§ **MATERIAL PROVIDED**

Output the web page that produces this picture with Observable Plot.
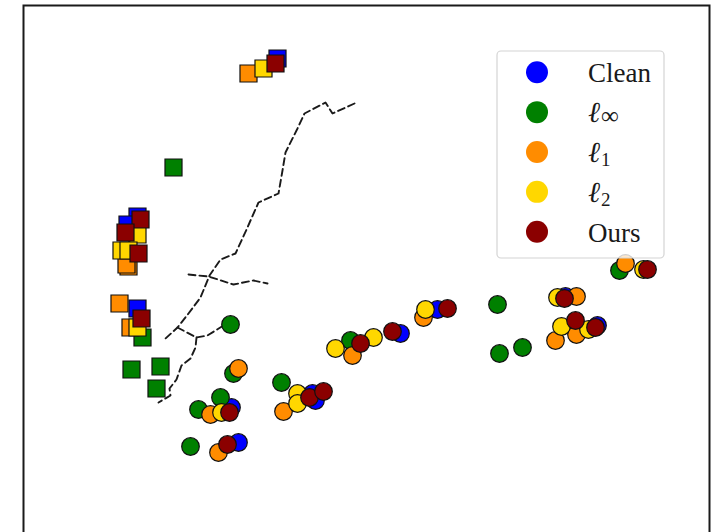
<!DOCTYPE html>
<html><head><meta charset="utf-8">
<script src="https://cdn.jsdelivr.net/npm/d3@7"></script>
<script src="https://cdn.jsdelivr.net/npm/@observablehq/plot@0.6"></script>
<style>
html,body{margin:0;padding:0;background:#fff;overflow:hidden;}
#wrap{position:relative;width:714px;height:532px;overflow:hidden;}
</style></head><body><div id="wrap"></div>
<script>
// Methods and colours
const methods = ["Clean", "linf", "l1", "l2", "Ours"];
const methodColors = ["#0000ff", "#008000", "#ff8c00", "#ffd700", "#8b0000"];

// Square markers (embedding coordinates)
const squaresClean = [[277,58],[137,216],[127,224],[137,308]];
const squaresLinf  = [[173,167],[142,337],[131,369],[160,366],[156,388]];
const squaresL1    = [[248,73],[128,266],[126,264],[119,303],[130,327]];
const squaresL2    = [[263,68],[137,234],[121,250],[128,250],[137,327]];
const squaresOurs  = [[275,63],[140,219],[125,232],[138,253],[141,318]];

// Circle markers
const circlesClean = [[231,407],[238,442],[312,393],[315,400],[400,333],[437,309],[565,296],[597,325]];
const circlesLinf  = [[230,324],[233,373],[220,397],[198,409],[190,446],[281,382],[350,340],[497,304],[499,353],[522,347],[619,270]];
const circlesL1    = [[238,368],[210,414],[218,452],[283,411],[352,355],[423,317],[555,340],[576,334],[576,296],[625,263]];
const circlesL2    = [[221,412],[297,393],[297,403],[335,348],[373,337],[425,309],[561,326],[588,329],[557,297],[643,269]];
const circlesOurs  = [[229,412],[227,444],[309,397],[323,391],[360,343],[392,331],[447,308],[575,320],[595,327],[564,298],[647,269]];

const squaresBy = [squaresClean, squaresLinf, squaresL1, squaresL2, squaresOurs];
const circlesBy = [circlesClean, circlesLinf, circlesL1, circlesL2, circlesOurs];

// Dashed tree branches
const trunk = [[354,103],[332,113],[325,102],[304,113],[297,128],[285,152],[282,170],[278,193],[258,202],[250,220],[247,227],[235,253],[220,259],[209,275],[200,297],[188,313],[177,327],[165,338]];
const branchCross = [[188,274],[208,276],[233,284],[253,280],[267,283]];
const branchRight = [[177,327],[196,337],[207,335],[223,325]];
const branchDown  = [[196,337],[195,347],[190,358],[181,365],[176,379],[169,388],[170,395],[158,402]];
const branches = [trunk, branchCross, branchRight, branchDown];

const treeData = branches.flatMap((b, i) => b.map(([x, y]) => ({branch: i, x, y})));
const toRows = arr => arr.map(([x, y]) => ({x, y}));

const marks = [
  Plot.frame({stroke: "#1a1a1a", strokeWidth: 2}),
  Plot.line(treeData, {x: "x", y: "y", z: "branch", stroke: "#1a1a1a", strokeWidth: 1.9, strokeDasharray: "7,4"})
];
methods.forEach((m, i) => {
  marks.push(Plot.dot(toRows(squaresBy[i]), {x: "x", y: "y", symbol: "square", r: 9.6, fill: methodColors[i], stroke: "#111", strokeWidth: 1.2}));
  marks.push(Plot.dot(toRows(circlesBy[i]), {x: "x", y: "y", symbol: "circle", r: 8.8, fill: methodColors[i], stroke: "#111", strokeWidth: 1.2}));
});

const plot = Plot.plot({
  width: 714, height: 560,
  marginLeft: 23, marginRight: 5, marginTop: 5, marginBottom: 20,
  x: {domain: [23, 709], axis: null},
  y: {domain: [5, 540], reverse: true, axis: null},
  marks
});
document.getElementById("wrap").appendChild(plot);

// Legend (inside the plot, upper right)
const svg = d3.select(plot);
const serif = "'Liberation Serif','DejaVu Serif',serif";
const lg = svg.append("g");
lg.append("rect").attr("x", 497).attr("y", 51).attr("width", 167).attr("height", 207)
  .attr("rx", 4).attr("fill", "rgba(255,255,255,0.8)").attr("stroke", "#d4d4d4").attr("stroke-width", 1.2);
const labels = [["Clean", null], ["ℓ", "∞"], ["ℓ", "1"], ["ℓ", "2"], ["Ours", null]];
labels.forEach(([main, sub], i) => {
  const cy = 72.3 + 39.85 * i;
  lg.append("circle").attr("cx", 537).attr("cy", cy).attr("r", 11).attr("fill", methodColors[i]);
  const t = lg.append("text").attr("x", 588).attr("y", cy + 10)
    .style("font-family", serif).style("font-size", "27px").style("fill", "#1a1a1a").style("text-anchor", "start");
  t.append("tspan").style("font-style", sub ? "italic" : "normal").style("font-size", sub ? "29px" : "27px").text(main);
  if (sub) t.append("tspan").style("font-size", sub === "∞" ? "25px" : "19px").style("font-style", "normal")
    .attr("dx", 1).attr("dy", sub === "∞" ? 2 : 4).text(sub);
});
</script></body></html>
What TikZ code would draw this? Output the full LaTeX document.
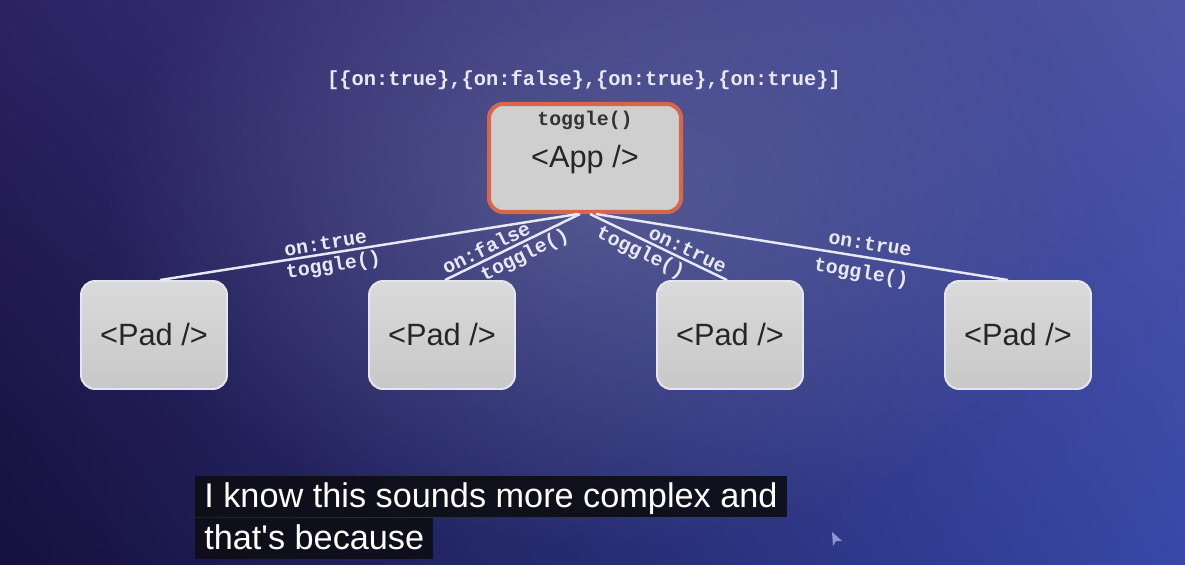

§ **EXERCISE REQUIREMENTS**
Repeat the listing above exactly, with no pictures.

§ **RESPONSE TO THIS EXERCISE**
Output the web page that produces this picture with Observable Plot.
<!DOCTYPE html>
<html><head><meta charset="utf-8">
<script src="https://cdn.jsdelivr.net/npm/d3@7"></script>
<script src="https://cdn.jsdelivr.net/npm/@observablehq/plot@0.6"></script>
<style>
html,body{margin:0;padding:0;background:#fff;overflow:hidden;}
#wrap{position:relative;width:714px;height:532px;overflow:hidden;}
</style></head><body><div id="wrap"></div>
<script>
// Methods and colours
const methods = ["Clean", "linf", "l1", "l2", "Ours"];
const methodColors = ["#0000ff", "#008000", "#ff8c00", "#ffd700", "#8b0000"];

// Square markers (embedding coordinates)
const squaresClean = [[277,58],[137,216],[127,224],[137,308]];
const squaresLinf  = [[173,167],[142,337],[131,369],[160,366],[156,388]];
const squaresL1    = [[248,73],[128,266],[126,264],[119,303],[130,327]];
const squaresL2    = [[263,68],[137,234],[121,250],[128,250],[137,327]];
const squaresOurs  = [[275,63],[140,219],[125,232],[138,253],[141,318]];

// Circle markers
const circlesClean = [[231,407],[238,442],[312,393],[315,400],[400,333],[437,309],[565,296],[597,325]];
const circlesLinf  = [[230,324],[233,373],[220,397],[198,409],[190,446],[281,382],[350,340],[497,304],[499,353],[522,347],[619,270]];
const circlesL1    = [[238,368],[210,414],[218,452],[283,411],[352,355],[423,317],[555,340],[576,334],[576,296],[625,263]];
const circlesL2    = [[221,412],[297,393],[297,403],[335,348],[373,337],[425,309],[561,326],[588,329],[557,297],[643,269]];
const circlesOurs  = [[229,412],[227,444],[309,397],[323,391],[360,343],[392,331],[447,308],[575,320],[595,327],[564,298],[647,269]];

const squaresBy = [squaresClean, squaresLinf, squaresL1, squaresL2, squaresOurs];
const circlesBy = [circlesClean, circlesLinf, circlesL1, circlesL2, circlesOurs];

// Dashed tree branches
const trunk = [[354,103],[332,113],[325,102],[304,113],[297,128],[285,152],[282,170],[278,193],[258,202],[250,220],[247,227],[235,253],[220,259],[209,275],[200,297],[188,313],[177,327],[165,338]];
const branchCross = [[188,274],[208,276],[233,284],[253,280],[267,283]];
const branchRight = [[177,327],[196,337],[207,335],[223,325]];
const branchDown  = [[196,337],[195,347],[190,358],[181,365],[176,379],[169,388],[170,395],[158,402]];
const branches = [trunk, branchCross, branchRight, branchDown];

const treeData = branches.flatMap((b, i) => b.map(([x, y]) => ({branch: i, x, y})));
const toRows = arr => arr.map(([x, y]) => ({x, y}));

const marks = [
  Plot.frame({stroke: "#1a1a1a", strokeWidth: 2}),
  Plot.line(treeData, {x: "x", y: "y", z: "branch", stroke: "#1a1a1a", strokeWidth: 1.9, strokeDasharray: "7,4"})
];
methods.forEach((m, i) => {
  marks.push(Plot.dot(toRows(squaresBy[i]), {x: "x", y: "y", symbol: "square", r: 9.6, fill: methodColors[i], stroke: "#111", strokeWidth: 1.2}));
  marks.push(Plot.dot(toRows(circlesBy[i]), {x: "x", y: "y", symbol: "circle", r: 8.8, fill: methodColors[i], stroke: "#111", strokeWidth: 1.2}));
});

const plot = Plot.plot({
  width: 714, height: 560,
  marginLeft: 23, marginRight: 5, marginTop: 5, marginBottom: 20,
  x: {domain: [23, 709], axis: null},
  y: {domain: [5, 540], reverse: true, axis: null},
  marks
});
document.getElementById("wrap").appendChild(plot);

// Legend (inside the plot, upper right)
const svg = d3.select(plot);
const serif = "'Liberation Serif','DejaVu Serif',serif";
const lg = svg.append("g");
lg.append("rect").attr("x", 497).attr("y", 51).attr("width", 167).attr("height", 207)
  .attr("rx", 4).attr("fill", "rgba(255,255,255,0.8)").attr("stroke", "#d4d4d4").attr("stroke-width", 1.2);
const labels = [["Clean", null], ["ℓ", "∞"], ["ℓ", "1"], ["ℓ", "2"], ["Ours", null]];
labels.forEach(([main, sub], i) => {
  const cy = 72.3 + 39.85 * i;
  lg.append("circle").attr("cx", 537).attr("cy", cy).attr("r", 11).attr("fill", methodColors[i]);
  const t = lg.append("text").attr("x", 588).attr("y", cy + 10)
    .style("font-family", serif).style("font-size", "27px").style("fill", "#1a1a1a").style("text-anchor", "start");
  t.append("tspan").style("font-style", sub ? "italic" : "normal").style("font-size", sub ? "29px" : "27px").text(main);
  if (sub) t.append("tspan").style("font-size", sub === "∞" ? "25px" : "19px").style("font-style", "normal")
    .attr("dx", 1).attr("dy", sub === "∞" ? 2 : 4).text(sub);
});
</script></body></html>
What TikZ code would draw this? Output the full LaTeX document.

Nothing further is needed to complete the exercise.